I know either Flickr or Picasa has implemented this. I believe the routine was called FleshFinder.
A tip on the architecture of doing this:
Run this as a windows service separate from the ASP.NET Pipeline, instead of analyzing images in real time, create a queue of new images that are uploaded for the service to work through.
You can use the normal System.Drawing stuff if you want, but if you really need to process a lot of images, it would be better to use native code and a high performance graphics library and P/invoke the routine from your service.
As resources are available, process images in the background and flag ones that are suspicious for editors review, this should prune down the number of images to review significantly, while not annoying people who upload pictures of skin colored houses.
I would approach the problem from a statistical standpoint.
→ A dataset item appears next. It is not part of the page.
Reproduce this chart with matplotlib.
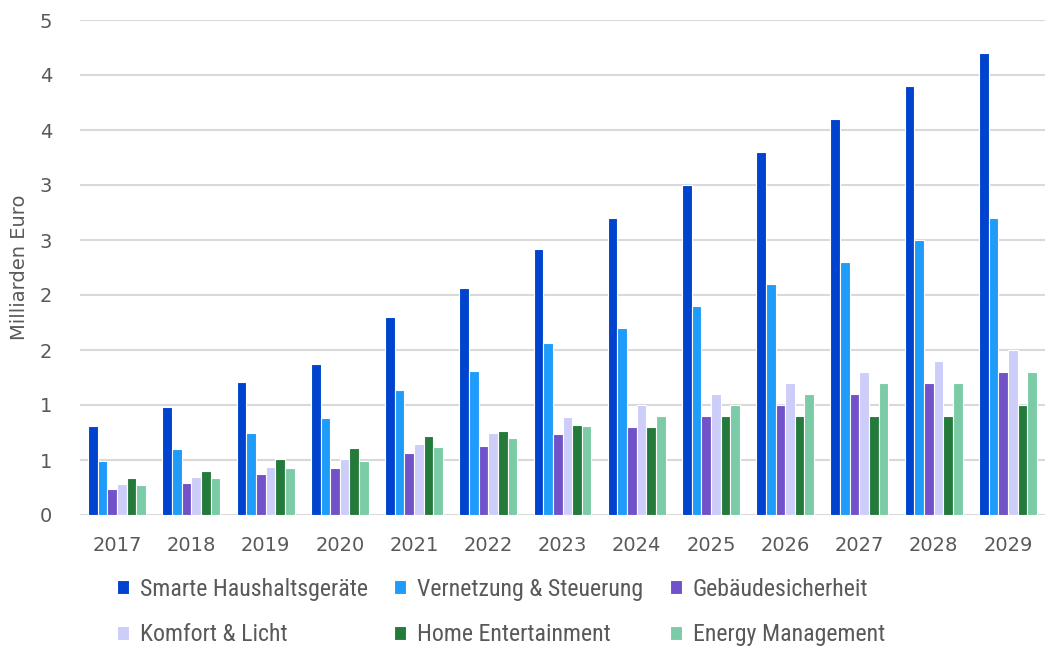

Get a bunch of pictures that you consider safe, and a bunch that you don't (that will make for a fun day of research), and see what they have in common. Analyze them all for color range and saturation to see if you can pick out characteristics that all of the naughty photos, and few of the safe ones have.
Perhaps the Porn Breath Test would be helpful - as reported on Slashdot.
Rigan Ap-apid presented a paper at WorldComp '08 on just this problem space. The paper is allegedly here, but the server was timing out for me. I attended the presentation of the paper and he covered comparable systems and their effectiveness as well as his own approach. You might contact him directly.
I'm afraid I can't help point you in the right direction, but I do remember reading about this being done before. It was in the context of people complaining about baby pictures being caught and flagged mistakenly. If nothing else, I can give you the hope that you don't have to invent the wheel all by yourself... Someone else has been down this road!
CrowdSifter by Dolores Labs might do the trick for you. I read their blog all the time as they seem to love statistics and crowdsourcing and like to talk about it. They use amazon's mechanical turk for a lot of their processing and know how to process the results to get the right answers out of things. Check out their blog at the very least to see some cool statistical experiments.
As mentioned above by Bill (and Craig's google quote) statistical methods can be highly effective.
Two approaches you might want to look into are:
Neural Networks
Multi Variate Analysis (MVA)
The MVA approach would be to get a "representative sample" of acceptable pictures and of unacceptable pictures. The X data would be an array of bytes from each picture, the Y would be assigned by you as a 1 for unacceptable and a 0 for acceptable. Create a PLS model using this data. Run new data against the model and see how well it predicts the Y.
Rather than this binary approach you could have multiple Y's (e.g. 0=acceptable, 1=swimsuit/underwear, 2=pornographic)
To build the model you can look at open source software or there are a number of commercial packages available (although they are typically not cheap)
Because even the best statistical approaches are not perfect the idea of also including user feedback would probably be a good idea.
Good luck (and worst case you get to spend time collecting naughty pictures as an approved and paid activity!)